Côte de Bretagne
Côte de Bretagne
The 107-carat carved spinel that is one of the few survivors of the French crown jewels
The Côte de Bretagne is a 107.88-carat red spinel, carved into the form of a dragon, that is one of the few surviving members of the French crown jewels and is now held at the Galerie d'Apollon of the Musée du Louvre in Paris. It is among the oldest pieces in the surviving French regalia and predates the great seventeenth-century purchases of Cardinal Mazarin and Louis XIV; its history can be traced through the French royal treasury for some five hundred years. The stone is doubly significant: as a great historical gem in its own right, and as a marker of the older confusion in which red spinel and ruby were not gemmologically distinguished, since the Côte de Bretagne was for centuries described as a balas ruby (balais or spinelle being later refinements of the same red-stone category).
Origin and the Anne of Brittany attribution
The traditional account holds that the stone entered the French royal collection through Anne of Brittany (1477-1514), Duchess of Brittany and twice Queen of France through her successive marriages to Charles VIII and Louis XII. The stone is named for her in this account: the Côte referring perhaps to its dragon-shaped engraving, perhaps to the form of the original rough crystal, and de Bretagne to her duchy. Anne is recorded as having brought a substantial inventory of jewels with her into the French royal treasury at the time of her marriages, and the Côte de Bretagne is among the pieces traditionally identified with her. The earliest documented French royal references to the stone date to the sixteenth century, in inventories of the crown jewels under Henri II and his successors.
The Jacquemin engraving
The most striking feature of the Côte de Bretagne is its carved form. In 1749, by command of Louis XV, the stone was engraved by the lapidary Jacques Guay (also recorded under the spelling Jacquemin in some sources, with the work sometimes attributed to him directly) into the form of a dragon, intended to be set as the dragon component of the insignia of the Order of the Golden Fleece. The carving reduced the stone's weight from a previously documented figure of approximately 206 carats to its present 107.88 carats, a striking sacrifice of weight for the sake of an emblematic form. The dragon, in the iconography of the Order, was wrapped around or supporting the Golden Fleece itself, with the spinel forming the body of the creature and additional gems (notably a large diamond, the Bazu, and other stones) forming surrounding elements.

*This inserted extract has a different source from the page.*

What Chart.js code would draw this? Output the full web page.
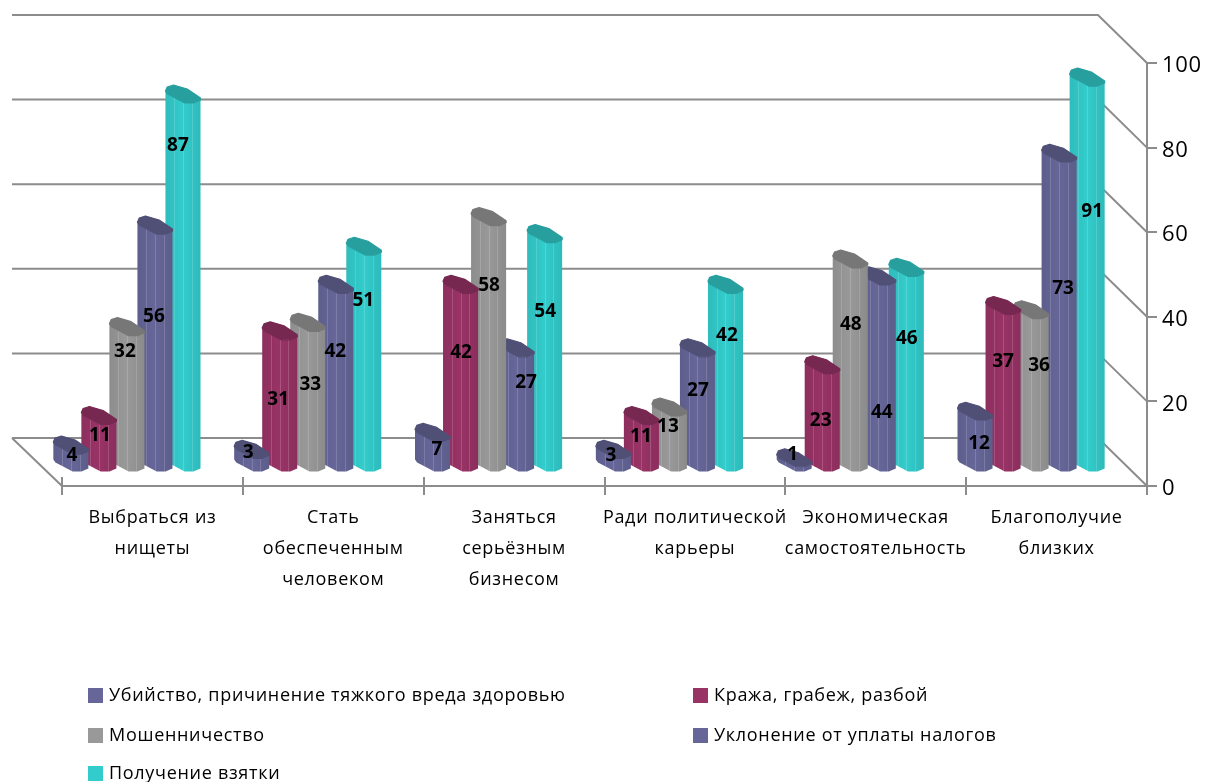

The 1792 theft and recovery
The French crown jewels were stolen in September 1792 from the Garde-Meuble (the royal storehouse) on the place de la Concorde in Paris, in one of the most spectacular thefts of European history. Most of the stolen pieces were dispersed irretrievably, with the great French Blue diamond reappearing only later as the recut Hope diamond in London. The Côte de Bretagne, however, was among the relatively small number of pieces recovered, having been hidden by one of the thieves in a beam of the building. It was returned to the French state and remained in the official collection through the Restoration, the Second Empire, and the Third Republic, surviving the 1887 sale of much of the remaining French crown jewels under the early Third Republic when the state liquidated most of the regalia.
Present status
The Côte de Bretagne survived the 1887 sale because it was classified - along with the Regent diamond and a small number of other pieces - as a historical and artistic object too significant to be sold. It is now displayed in the Galerie d'Apollon at the Louvre as part of the surviving French crown jewels collection, alongside the Regent and the Sancy. Modern gemmological analysis has confirmed the stone's identity as red spinel rather than ruby - a determination that the eighteenth- and nineteenth-century lapidaries could not have made with certainty. The stone is a particularly fine example of Burmese (Mogok) spinel, with a saturated red colour that runs slightly lighter than the deepest "pigeon-blood" rubies of the same source and a clarity that even after carving remains exceptional.
Significance
The Côte de Bretagne occupies a place in the gemmological canon at the intersection of three histories: the history of the French monarchy, with its specific connection to Anne of Brittany and the long French royal regalia tradition; the history of the conflation between ruby and red spinel, which the stone shares with the Black Prince's Ruby in the British Crown Jewels and the Timur Ruby; and the history of gem engraving, since the dragon carving is one of the most ambitious surviving examples of large-scale gem engraving from the eighteenth century. Together these histories make the stone, despite its relatively modest size by Mogul or Mughal standards, one of the more significant individual gems in the European tradition.